Petter 21 Sep 2014 22:41 UTC
2 points
Sometimes the environment really is adversarial, though.

Regular expressions as implemented in many programming languages work fine for almost all inputs, but with terrible upper bounds. This is why libraries like re2 are needed if you want to let anyone on the Internet use regular expressions in your search engine.

Another example that comes to mind is that quicksort runs in n·log n expected time if randomly sorted beforehand.
- lackofcheese 22 Sep 2014 4:44 UTC
  3 points
  Parent
  The Internet can be pretty scary, but it is still very much short of an adversarial superintelligence. Sure, sometimes people will want to bring your website down, and sometimes it could be an organized effort, but even that is nothing like a genuine worst case.
  - lackofcheese 22 Sep 2014 9:33 UTC
    1 point
    Parent
    OK, granted, in the case of general regex we’re talking about upper bounds that are exponential in the worst case, and it’s not very difficult to come up with really bad regex cases, so in that case a single query could cause you major issues.
    
    That doesn’t necessarily mean you should switch to a library that avoids those worst cases, though. You could simply reject the kinds of regexes that could potentially cause those issues, or run your regex matcher with a timeout and have the search fail whenever the timer expires.
    - lackofcheese 22 Sep 2014 14:53 UTC
      0 points
      Parent
      I wouldn’t mind knowing the reason I was downvoted here.
      - Shmi 22 Sep 2014 17:00 UTC
        1 point
        Parent
        Seems like noise to me.
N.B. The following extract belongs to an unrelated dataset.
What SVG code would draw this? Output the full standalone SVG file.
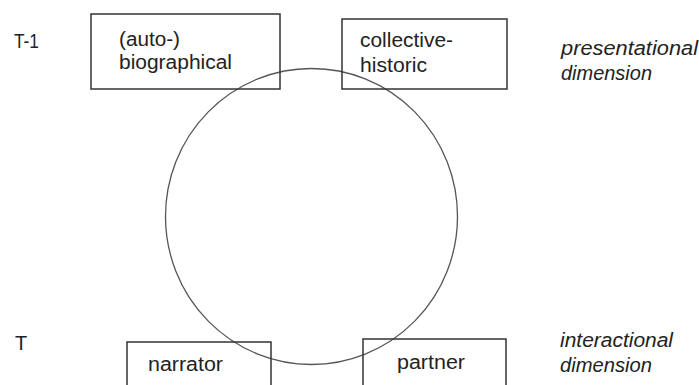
<svg xmlns="http://www.w3.org/2000/svg" width="699" height="385" viewBox="0 0 699 385">
<style>
.box{fill:none;stroke:#333;stroke-width:1.5}
.t{font-family:"Liberation Sans",Arial,sans-serif;font-size:20px;fill:#222}
.i{font-style:italic}
.c{fill:none;stroke:#555;stroke-width:1.3}
</style>
<rect width="699" height="385" fill="#fff"/>
<g id="labels">
<text class="t" x="14" y="48" textLength="25" lengthAdjust="spacingAndGlyphs">T-1</text>
<text class="t" x="15" y="350">T</text>
<text class="t i" x="561" y="55" textLength="137" lengthAdjust="spacingAndGlyphs">presentational</text>
<text class="t i" x="561" y="80" textLength="91" lengthAdjust="spacingAndGlyphs">dimension</text>
<text class="t i" x="560" y="347" textLength="113" lengthAdjust="spacingAndGlyphs">interactional</text>
<text class="t i" x="560" y="372" textLength="92" lengthAdjust="spacingAndGlyphs">dimension</text>
</g>
<g id="connectors">
<ellipse class="c" cx="311.5" cy="216.5" rx="146" ry="148"/>
</g>
<g id="biographical">
<rect class="box" x="91" y="14" width="189" height="75"/>
<text class="t" x="119" y="46" textLength="61" lengthAdjust="spacingAndGlyphs">(auto-)</text>
<text class="t" x="119" y="69" textLength="113" lengthAdjust="spacingAndGlyphs">biographical</text>
</g>
<g id="collective">
<rect class="box" x="342" y="19" width="165" height="70"/>
<text class="t" x="360" y="47" textLength="93" lengthAdjust="spacingAndGlyphs">collective-</text>
<text class="t" x="360" y="72" textLength="67" lengthAdjust="spacingAndGlyphs">historic</text>
</g>
<g id="narrator">
<rect class="box" x="127" y="342" width="144" height="60"/>
<text class="t" x="148" y="371" textLength="75" lengthAdjust="spacingAndGlyphs">narrator</text>
</g>
<g id="partner">
<rect class="box" x="363" y="339" width="143" height="60"/>
<text class="t" x="397" y="369" textLength="68" lengthAdjust="spacingAndGlyphs">partner</text>
</g>
</svg>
Only one person cared enough about what you wrote to vote, and they disliked your post. Upvoted back to zero, since the comments seem pretty reasonable to me.
        lackofcheese 22 Sep 2014 22:45 UTC
        0 points
        Parent
        Thanks; it didn’t occur to me to think of it statistically, although it seems obvious now.
        
        That said, individual downvotes / upvotes still have reasons behind them; it’s just that you can’t generally expect to find out what they are except when they come in significant clusters.
- ChristianKl 22 Sep 2014 11:37 UTC
  0 points
  Parent
  If you have an search engine you don’t want to allow people to search your whole corpus anyway. You usually want to search an index.